The line holding "var yTicks = [0, 50, 100, 150, 200, 250, 300];" is the last one to output; start at the first line of the data, keep every line in between exactly, and leave out pictures.

** Start Source data **

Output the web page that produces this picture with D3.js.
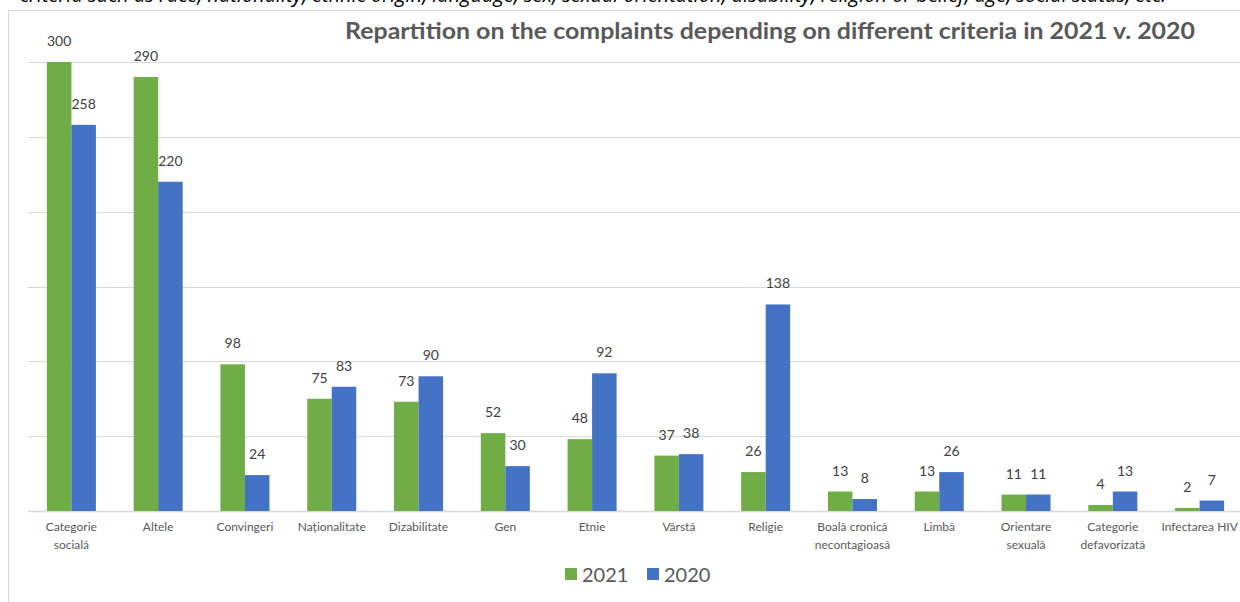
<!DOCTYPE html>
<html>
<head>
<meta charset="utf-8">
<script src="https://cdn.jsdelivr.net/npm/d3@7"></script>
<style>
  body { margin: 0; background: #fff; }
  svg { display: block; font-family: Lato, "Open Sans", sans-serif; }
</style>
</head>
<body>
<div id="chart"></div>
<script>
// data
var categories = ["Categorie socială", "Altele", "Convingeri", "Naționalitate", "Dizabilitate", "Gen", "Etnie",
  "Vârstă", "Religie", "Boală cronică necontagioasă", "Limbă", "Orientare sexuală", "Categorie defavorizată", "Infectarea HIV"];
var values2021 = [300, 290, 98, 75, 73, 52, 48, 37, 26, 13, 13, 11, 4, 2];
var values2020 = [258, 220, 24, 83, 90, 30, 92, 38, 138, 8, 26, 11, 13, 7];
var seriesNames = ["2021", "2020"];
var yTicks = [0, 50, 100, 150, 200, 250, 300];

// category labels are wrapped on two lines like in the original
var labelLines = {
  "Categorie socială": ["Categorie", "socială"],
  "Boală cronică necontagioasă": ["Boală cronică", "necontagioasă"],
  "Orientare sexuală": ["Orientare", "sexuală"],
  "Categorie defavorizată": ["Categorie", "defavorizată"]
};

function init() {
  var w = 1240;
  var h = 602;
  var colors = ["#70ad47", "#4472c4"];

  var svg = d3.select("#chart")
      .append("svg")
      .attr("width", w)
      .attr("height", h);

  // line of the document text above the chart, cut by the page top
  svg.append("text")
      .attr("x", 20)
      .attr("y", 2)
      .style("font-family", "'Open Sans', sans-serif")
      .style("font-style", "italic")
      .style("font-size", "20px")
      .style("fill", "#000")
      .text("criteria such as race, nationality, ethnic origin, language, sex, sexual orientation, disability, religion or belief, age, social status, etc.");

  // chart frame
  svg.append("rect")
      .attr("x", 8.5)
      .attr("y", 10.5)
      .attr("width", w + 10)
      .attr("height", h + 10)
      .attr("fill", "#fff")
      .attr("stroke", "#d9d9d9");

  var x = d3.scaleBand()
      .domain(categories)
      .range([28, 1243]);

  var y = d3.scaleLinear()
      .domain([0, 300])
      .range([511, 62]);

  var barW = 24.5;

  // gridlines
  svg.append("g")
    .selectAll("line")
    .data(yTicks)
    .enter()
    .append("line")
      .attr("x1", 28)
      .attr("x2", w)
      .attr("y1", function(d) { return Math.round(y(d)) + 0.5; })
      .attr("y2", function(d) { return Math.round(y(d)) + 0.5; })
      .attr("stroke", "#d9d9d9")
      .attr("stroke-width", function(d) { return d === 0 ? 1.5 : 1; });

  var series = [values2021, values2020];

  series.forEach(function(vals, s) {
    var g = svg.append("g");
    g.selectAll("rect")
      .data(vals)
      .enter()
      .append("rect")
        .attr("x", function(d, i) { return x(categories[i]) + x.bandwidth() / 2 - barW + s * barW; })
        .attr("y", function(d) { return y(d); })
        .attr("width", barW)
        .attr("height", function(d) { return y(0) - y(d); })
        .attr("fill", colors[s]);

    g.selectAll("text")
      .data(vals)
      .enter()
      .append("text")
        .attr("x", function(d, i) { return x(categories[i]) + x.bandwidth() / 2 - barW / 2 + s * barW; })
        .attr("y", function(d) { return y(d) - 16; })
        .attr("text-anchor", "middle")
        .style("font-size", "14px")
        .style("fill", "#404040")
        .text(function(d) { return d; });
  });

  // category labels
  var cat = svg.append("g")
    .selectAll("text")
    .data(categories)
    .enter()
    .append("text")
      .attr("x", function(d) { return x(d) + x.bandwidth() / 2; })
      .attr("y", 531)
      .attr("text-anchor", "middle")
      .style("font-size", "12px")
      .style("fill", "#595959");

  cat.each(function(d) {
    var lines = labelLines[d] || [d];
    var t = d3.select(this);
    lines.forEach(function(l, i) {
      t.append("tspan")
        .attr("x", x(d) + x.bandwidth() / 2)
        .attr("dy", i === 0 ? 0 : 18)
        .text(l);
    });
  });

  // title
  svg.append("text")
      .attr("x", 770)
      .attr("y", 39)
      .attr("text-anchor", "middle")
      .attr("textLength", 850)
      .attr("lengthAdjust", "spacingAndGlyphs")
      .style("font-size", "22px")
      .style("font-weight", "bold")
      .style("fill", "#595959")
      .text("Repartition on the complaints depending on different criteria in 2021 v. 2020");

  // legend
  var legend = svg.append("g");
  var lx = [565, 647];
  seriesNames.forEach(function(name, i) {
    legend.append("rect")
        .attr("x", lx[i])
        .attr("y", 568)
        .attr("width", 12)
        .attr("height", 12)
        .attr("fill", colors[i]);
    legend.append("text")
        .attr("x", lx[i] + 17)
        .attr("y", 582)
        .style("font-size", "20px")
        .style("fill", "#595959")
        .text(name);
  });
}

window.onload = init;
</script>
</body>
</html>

** End Source data **

Answer to the task -
Output the web page that produces this picture with D3.js.
<!DOCTYPE html>
<html>
<head>
<meta charset="utf-8">
<script src="https://cdn.jsdelivr.net/npm/d3@7"></script>
<style>
  body { margin: 0; background: #fff; }
  svg { display: block; font-family: Lato, "Open Sans", sans-serif; }
</style>
</head>
<body>
<div id="chart"></div>
<script>
// data
var categories = ["Categorie socială", "Altele", "Convingeri", "Naționalitate", "Dizabilitate", "Gen", "Etnie",
  "Vârstă", "Religie", "Boală cronică necontagioasă", "Limbă", "Orientare sexuală", "Categorie defavorizată", "Infectarea HIV"];
var values2021 = [300, 290, 98, 75, 73, 52, 48, 37, 26, 13, 13, 11, 4, 2];
var values2020 = [258, 220, 24, 83, 90, 30, 92, 38, 138, 8, 26, 11, 13, 7];
var seriesNames = ["2021", "2020"];
var yTicks = [0, 50, 100, 150, 200, 250, 300];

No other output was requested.